Tuesday, December 27, 2005

No Child Left Behind?
Short-changing gifted children

An editorial in the WP awakened in me an old concern about the education of gifted children. In Leave No Gifted Child Behind Susan Goodkin talked about an unintended consequence of the focus on getting all children to meet proficiency standards: the neglect of the special needs of gifted children:

Perhaps these schools, along with the drafters of NCLB, labor under the misconception that gifted students will fare well academically regardless of whether their special learning needs are met. Ironically, included in the huge body of evidence disproving this notion are my state's standardized test scores -- the very test scores at the heart of the No Child Left Behind Act. Reflecting the schools' inattention to high performers, they show that students achieving "advanced" math scores early in elementary school all too frequently regress to merely "proficient" scores by the end.

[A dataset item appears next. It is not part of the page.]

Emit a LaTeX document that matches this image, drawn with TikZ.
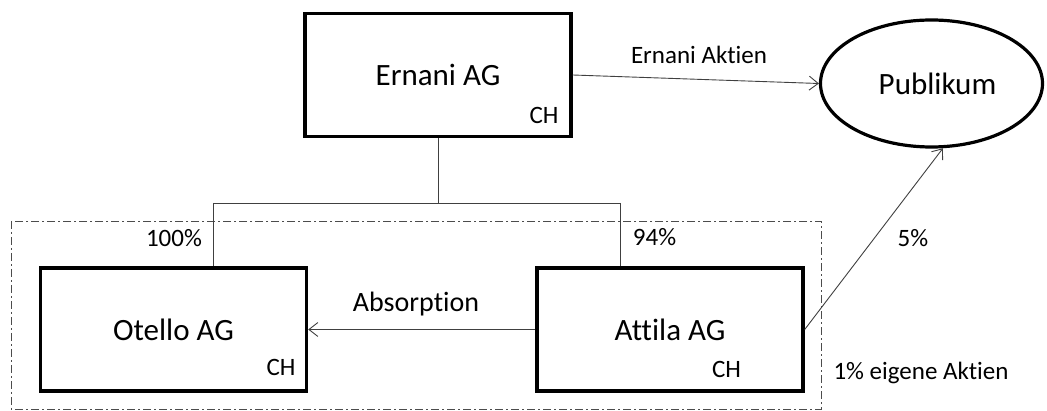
\documentclass[tikz,border=0pt]{standalone}
\usepackage{fontspec}
\setmainfont{Carlito}[Ligatures=NoCommon]
\usepackage{tikz}
\usetikzlibrary{arrows.meta,shapes.geometric}

\begin{document}
\begin{tikzpicture}[x=1pt, y=-1pt, line width=0.9pt,
    firm/.style={draw, line width=3.4pt, inner sep=0pt, minimum width=266pt,
      minimum height=123pt, font=\fontsize{31}{37}\selectfont},
    lbl/.style={anchor=base, inner sep=0pt, font=\fontsize{25}{30}\selectfont},
    link/.style={black!75, line width=0.9pt},
    arr/.style={link, -{Straight Barb[length=9pt, width=14pt, line width=0.9pt]}}]
  \useasboundingbox (0,0) rectangle (1047,411);

  % konzern
  \draw[black!70, dash pattern=on 8pt off 3pt on 2pt off 3pt] (11,221) rectangle (821,409);

  \node[firm](ernani) at (438, 75) {Ernani AG};
  \node[firm](otello) at (173.5,329.5) {Otello AG};
  \node[firm](attila) at (670,329.5) {Attila AG};
  \node[draw, ellipse, line width=3.2pt, inner sep=0pt, minimum width=222pt,
    minimum height=127pt, font=\fontsize{31}{37}\selectfont](publikum) at (931.5,83.5) {\hspace{12pt}Publikum};

  \node[lbl](ernani-ch) at (544,124) {CH};
  \node[lbl](otello-ch) at (281,376) {CH};
  \node[lbl](attila-ch) at (726.5,378) {CH};

  % beteiligungen
  \coordinate (busL) at (213,203);
  \coordinate (busR) at (620,203);
  \draw[link] (ernani.south) -- (ernani.south |- busL)
              (busL) -- (busR)
              (busL) -- (busL |- otello.north)
              (busR) -- (busR |- attila.north);

  \node[lbl](p-otello) at (174,247) {100\%};
  \node[lbl](p-attila) at (654.5,246) {94\%};
  \node[lbl](p-pub) at (913,247) {5\%};
  \node[lbl](eigene) at (921,380) {1\% eigene Aktien};

  \draw[arr] (ernani.east) -- (publikum.west);
  \draw[arr] (attila.east) -- (publikum.-80);
  \draw[arr] (attila.west) -- (otello.east);

  \node[lbl](aktien) at (699,64) {Ernani Aktien};
  \node[lbl, font=\fontsize{28}{34}\selectfont](absorption) at (416,312) {Absorption};

\end{tikzpicture}
\end{document}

No one could be more dedicated to giving all children true educational opportunity--especially the poor. However, I have personally witnessed the devastating impact of the failure to meet the special needs of one gifted child: my daughter.

She began her elementary education a year early in a school that provided the means for all children to work at their own pace. The problem is that she got very far above grade level, and then we moved. She started second grade in a conventional school, which had a program for gifted children that only provided a few hours a week for arts and crafts.

After a few weeks, she came to me crying and asking why she had to go to school, since she wasn't learning anything new. The only answer I could give her was that it was the law. Skipping a grade level would have made her two years younger than her classmates.

Fortunately, we could move to a different school district that had individualized instruction. Otherwise, she would have learned to hate school and feel like a freak. How many children like her do we sacrifice? How many parents are left with no alternatives?